ROWS ::
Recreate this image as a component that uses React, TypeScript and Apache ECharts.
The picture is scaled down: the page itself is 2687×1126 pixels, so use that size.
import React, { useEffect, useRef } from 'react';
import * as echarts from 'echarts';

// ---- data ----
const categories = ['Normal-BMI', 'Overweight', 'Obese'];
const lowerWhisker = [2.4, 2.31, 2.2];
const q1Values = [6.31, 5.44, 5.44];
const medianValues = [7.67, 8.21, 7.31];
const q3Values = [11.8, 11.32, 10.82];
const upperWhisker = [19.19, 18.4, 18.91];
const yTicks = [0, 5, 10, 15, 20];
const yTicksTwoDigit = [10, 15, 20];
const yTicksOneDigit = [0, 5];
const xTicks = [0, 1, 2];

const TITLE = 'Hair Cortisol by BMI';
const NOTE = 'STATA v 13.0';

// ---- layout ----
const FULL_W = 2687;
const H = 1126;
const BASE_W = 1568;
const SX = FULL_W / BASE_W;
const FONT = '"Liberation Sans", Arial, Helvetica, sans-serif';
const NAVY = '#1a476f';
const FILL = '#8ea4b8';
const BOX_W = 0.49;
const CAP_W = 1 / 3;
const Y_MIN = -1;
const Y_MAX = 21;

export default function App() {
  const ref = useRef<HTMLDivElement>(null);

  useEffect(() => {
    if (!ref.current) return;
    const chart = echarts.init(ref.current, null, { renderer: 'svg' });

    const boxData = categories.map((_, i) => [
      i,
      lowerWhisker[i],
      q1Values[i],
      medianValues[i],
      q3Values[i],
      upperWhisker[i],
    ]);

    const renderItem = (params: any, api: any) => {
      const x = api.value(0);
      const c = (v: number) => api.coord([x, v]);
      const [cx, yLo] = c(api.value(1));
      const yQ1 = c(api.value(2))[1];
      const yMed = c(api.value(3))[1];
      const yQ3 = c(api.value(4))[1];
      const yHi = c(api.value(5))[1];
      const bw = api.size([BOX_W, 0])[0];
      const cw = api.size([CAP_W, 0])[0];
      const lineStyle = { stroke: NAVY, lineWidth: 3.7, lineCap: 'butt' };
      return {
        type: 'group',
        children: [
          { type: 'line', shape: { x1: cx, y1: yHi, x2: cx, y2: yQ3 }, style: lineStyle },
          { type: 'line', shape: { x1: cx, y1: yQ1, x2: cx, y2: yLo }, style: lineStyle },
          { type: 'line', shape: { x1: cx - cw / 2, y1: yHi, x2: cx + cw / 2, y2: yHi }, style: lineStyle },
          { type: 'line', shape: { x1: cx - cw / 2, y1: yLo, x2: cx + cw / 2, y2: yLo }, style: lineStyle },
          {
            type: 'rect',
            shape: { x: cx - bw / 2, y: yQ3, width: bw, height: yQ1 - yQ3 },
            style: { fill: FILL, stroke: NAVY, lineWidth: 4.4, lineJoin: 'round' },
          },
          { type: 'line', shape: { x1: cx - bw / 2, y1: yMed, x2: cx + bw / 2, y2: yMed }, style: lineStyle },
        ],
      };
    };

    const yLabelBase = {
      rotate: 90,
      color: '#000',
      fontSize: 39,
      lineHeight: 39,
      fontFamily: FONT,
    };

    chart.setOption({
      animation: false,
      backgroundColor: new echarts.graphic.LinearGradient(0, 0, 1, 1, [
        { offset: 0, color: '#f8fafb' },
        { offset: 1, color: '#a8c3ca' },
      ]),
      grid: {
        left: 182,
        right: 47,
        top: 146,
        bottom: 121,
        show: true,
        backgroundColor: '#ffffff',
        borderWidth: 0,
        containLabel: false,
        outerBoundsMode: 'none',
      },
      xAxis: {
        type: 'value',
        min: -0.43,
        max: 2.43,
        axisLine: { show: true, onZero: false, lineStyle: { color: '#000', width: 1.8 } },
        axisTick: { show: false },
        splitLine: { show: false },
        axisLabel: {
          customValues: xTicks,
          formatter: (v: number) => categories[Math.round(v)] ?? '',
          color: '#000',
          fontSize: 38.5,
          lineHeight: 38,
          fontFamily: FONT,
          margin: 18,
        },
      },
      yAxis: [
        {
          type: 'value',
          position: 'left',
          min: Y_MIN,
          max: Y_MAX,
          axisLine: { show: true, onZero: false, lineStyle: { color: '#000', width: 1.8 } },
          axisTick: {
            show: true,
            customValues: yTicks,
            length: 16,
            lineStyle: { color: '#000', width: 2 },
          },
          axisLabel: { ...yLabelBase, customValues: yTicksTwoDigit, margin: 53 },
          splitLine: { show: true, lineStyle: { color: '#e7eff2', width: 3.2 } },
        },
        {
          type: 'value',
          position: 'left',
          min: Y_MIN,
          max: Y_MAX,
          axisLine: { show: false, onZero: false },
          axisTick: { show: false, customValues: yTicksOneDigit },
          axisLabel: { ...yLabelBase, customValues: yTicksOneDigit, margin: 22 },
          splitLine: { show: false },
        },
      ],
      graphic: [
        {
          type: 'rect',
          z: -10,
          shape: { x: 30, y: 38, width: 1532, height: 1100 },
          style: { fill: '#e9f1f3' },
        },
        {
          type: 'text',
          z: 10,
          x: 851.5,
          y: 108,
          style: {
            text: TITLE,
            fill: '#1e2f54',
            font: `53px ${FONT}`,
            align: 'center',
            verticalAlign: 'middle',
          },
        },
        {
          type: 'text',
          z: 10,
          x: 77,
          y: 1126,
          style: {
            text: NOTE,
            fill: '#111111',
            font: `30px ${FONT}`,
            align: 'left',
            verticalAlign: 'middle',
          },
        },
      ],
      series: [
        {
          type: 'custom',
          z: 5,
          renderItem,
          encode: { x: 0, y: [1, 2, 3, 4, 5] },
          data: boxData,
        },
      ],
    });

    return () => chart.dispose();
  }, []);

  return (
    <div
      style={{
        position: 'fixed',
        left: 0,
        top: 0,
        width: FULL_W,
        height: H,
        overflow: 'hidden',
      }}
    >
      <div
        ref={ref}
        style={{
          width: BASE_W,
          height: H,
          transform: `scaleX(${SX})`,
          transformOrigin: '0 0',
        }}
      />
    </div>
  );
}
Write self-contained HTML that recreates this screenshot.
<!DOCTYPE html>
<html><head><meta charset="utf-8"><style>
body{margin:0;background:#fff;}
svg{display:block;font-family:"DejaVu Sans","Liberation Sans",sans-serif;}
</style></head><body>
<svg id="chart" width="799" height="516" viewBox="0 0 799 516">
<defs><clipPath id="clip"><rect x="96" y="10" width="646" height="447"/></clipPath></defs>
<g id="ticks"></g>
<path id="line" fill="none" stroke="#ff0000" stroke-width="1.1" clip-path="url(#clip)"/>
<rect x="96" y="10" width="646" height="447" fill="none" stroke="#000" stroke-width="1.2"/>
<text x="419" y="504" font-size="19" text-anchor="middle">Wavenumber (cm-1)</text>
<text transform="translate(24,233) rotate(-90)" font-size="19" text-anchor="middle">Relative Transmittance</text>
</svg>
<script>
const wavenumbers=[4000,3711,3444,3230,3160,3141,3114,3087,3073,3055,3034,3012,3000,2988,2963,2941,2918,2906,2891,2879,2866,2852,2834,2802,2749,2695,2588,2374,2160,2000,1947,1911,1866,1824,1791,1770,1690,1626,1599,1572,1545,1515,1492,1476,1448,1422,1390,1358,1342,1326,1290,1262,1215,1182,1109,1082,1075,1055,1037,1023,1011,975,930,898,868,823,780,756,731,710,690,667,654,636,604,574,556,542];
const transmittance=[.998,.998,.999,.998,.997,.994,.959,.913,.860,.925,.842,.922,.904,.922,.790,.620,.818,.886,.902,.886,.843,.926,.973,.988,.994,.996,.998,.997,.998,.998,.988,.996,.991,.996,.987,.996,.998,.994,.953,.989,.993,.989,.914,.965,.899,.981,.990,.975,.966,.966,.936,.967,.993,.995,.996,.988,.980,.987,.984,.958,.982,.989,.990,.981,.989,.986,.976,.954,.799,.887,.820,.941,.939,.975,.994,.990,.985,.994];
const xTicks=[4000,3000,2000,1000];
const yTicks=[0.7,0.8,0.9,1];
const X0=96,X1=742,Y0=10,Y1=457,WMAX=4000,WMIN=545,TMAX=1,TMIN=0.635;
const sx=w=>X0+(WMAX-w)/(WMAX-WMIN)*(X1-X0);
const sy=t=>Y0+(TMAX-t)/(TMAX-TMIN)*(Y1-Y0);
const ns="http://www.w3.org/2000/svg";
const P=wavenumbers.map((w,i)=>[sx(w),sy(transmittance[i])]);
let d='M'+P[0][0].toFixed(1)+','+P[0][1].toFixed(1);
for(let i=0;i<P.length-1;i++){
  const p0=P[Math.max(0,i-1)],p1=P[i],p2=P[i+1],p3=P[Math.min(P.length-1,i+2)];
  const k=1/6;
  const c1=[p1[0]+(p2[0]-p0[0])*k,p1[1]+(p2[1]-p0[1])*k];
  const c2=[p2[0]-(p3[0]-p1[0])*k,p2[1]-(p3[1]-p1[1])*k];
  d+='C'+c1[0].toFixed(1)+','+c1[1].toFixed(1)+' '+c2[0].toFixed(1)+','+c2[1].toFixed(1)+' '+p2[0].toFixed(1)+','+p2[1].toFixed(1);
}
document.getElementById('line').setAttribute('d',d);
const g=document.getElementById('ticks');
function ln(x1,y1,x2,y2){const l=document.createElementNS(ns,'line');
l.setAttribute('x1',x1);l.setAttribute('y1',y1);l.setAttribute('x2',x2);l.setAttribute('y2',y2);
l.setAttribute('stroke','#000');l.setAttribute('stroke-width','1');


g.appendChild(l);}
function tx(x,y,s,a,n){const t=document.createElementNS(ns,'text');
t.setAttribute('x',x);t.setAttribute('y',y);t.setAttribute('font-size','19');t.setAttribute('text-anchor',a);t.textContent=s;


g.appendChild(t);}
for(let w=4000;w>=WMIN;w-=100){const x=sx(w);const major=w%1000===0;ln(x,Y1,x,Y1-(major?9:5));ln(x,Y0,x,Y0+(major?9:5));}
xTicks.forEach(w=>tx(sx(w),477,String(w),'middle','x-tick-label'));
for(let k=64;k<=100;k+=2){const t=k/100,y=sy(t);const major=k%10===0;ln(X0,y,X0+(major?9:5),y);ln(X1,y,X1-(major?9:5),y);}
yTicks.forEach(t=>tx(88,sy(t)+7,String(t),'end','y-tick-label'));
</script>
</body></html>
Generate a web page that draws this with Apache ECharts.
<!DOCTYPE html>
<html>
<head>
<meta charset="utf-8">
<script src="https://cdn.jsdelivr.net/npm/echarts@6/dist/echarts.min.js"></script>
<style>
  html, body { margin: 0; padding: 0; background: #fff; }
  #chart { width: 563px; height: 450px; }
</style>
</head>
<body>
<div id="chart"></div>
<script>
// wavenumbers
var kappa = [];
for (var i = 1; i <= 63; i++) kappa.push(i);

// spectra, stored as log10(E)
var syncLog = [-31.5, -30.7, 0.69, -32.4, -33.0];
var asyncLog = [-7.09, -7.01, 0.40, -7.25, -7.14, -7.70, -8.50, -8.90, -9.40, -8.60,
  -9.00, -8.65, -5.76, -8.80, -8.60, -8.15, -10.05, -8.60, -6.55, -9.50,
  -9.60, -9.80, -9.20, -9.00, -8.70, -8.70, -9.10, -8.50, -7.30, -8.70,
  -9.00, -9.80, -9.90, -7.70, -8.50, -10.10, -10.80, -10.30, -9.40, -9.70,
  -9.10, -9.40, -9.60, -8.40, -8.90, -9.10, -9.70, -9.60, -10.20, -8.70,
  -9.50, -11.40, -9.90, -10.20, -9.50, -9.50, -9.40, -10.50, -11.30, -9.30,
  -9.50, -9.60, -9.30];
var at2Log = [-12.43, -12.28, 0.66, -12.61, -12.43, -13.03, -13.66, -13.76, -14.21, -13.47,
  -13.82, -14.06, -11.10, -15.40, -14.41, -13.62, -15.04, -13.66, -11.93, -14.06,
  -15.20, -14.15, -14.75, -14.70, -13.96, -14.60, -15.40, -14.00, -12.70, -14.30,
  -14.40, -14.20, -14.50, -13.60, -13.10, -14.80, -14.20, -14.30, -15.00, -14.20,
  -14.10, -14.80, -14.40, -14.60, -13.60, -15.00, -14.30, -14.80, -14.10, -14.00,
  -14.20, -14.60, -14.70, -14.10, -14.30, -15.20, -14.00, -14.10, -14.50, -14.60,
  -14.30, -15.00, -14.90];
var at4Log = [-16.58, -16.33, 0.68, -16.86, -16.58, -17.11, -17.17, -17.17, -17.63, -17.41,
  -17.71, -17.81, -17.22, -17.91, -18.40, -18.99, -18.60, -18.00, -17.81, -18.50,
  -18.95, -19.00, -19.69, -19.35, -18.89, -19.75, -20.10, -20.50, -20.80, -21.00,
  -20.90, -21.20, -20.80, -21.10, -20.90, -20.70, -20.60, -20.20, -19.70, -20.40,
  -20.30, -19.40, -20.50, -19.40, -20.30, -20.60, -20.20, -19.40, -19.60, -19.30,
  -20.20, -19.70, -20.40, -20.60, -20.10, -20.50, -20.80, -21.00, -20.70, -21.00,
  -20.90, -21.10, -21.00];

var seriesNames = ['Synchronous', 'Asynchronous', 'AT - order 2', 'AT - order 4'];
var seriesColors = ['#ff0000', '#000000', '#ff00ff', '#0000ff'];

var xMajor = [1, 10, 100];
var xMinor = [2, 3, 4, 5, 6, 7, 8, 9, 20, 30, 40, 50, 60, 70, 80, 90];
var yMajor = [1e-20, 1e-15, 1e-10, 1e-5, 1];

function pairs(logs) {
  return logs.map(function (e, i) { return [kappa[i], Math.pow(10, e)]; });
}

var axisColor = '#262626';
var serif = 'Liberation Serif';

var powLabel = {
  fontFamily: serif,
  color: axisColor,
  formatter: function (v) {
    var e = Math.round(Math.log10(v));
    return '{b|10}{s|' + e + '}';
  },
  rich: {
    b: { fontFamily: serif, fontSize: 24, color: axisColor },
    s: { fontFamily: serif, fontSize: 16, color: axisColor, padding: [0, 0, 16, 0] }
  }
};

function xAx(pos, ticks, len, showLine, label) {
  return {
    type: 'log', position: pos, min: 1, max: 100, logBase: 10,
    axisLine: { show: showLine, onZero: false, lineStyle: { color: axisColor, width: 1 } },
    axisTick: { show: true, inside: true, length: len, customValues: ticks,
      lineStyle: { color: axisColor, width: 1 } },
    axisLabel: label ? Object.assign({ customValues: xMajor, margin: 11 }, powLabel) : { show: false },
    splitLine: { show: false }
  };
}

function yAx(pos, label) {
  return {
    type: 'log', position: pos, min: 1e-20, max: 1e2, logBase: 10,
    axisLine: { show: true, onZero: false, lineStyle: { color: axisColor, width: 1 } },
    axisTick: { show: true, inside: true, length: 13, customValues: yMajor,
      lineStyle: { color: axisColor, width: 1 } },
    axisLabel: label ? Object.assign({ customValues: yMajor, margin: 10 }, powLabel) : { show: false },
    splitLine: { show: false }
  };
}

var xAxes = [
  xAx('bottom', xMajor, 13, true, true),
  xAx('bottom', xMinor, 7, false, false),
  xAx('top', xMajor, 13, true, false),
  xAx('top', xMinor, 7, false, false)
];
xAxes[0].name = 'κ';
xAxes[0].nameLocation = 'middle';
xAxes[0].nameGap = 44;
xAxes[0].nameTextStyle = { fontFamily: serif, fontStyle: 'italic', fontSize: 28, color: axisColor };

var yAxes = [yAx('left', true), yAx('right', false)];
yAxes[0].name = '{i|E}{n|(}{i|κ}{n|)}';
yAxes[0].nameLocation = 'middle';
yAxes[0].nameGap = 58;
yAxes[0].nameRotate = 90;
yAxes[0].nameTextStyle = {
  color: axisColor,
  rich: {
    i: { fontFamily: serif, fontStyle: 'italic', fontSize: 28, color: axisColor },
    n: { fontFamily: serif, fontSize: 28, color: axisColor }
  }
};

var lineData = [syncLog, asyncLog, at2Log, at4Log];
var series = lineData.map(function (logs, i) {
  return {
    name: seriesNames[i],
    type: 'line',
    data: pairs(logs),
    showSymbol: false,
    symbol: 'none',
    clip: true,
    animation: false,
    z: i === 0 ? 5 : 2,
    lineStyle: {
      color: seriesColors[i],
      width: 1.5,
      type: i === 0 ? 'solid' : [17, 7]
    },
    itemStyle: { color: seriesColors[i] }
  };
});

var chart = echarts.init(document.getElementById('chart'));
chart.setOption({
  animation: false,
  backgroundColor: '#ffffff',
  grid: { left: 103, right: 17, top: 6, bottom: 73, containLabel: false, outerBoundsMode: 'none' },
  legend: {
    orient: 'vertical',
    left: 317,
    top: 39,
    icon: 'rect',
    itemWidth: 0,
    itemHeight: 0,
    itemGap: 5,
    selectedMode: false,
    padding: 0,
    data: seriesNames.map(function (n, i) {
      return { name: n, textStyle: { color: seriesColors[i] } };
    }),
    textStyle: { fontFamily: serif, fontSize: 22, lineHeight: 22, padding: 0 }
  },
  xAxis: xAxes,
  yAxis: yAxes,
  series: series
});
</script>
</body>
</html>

GIVEN EXERCISE ::
Check every line of the data above for the string "Apache", and copy those that have it.

OUTPUT OF THE TASK ::
Recreate this image as a component that uses React, TypeScript and Apache ECharts.
Generate a web page that draws this with Apache ECharts.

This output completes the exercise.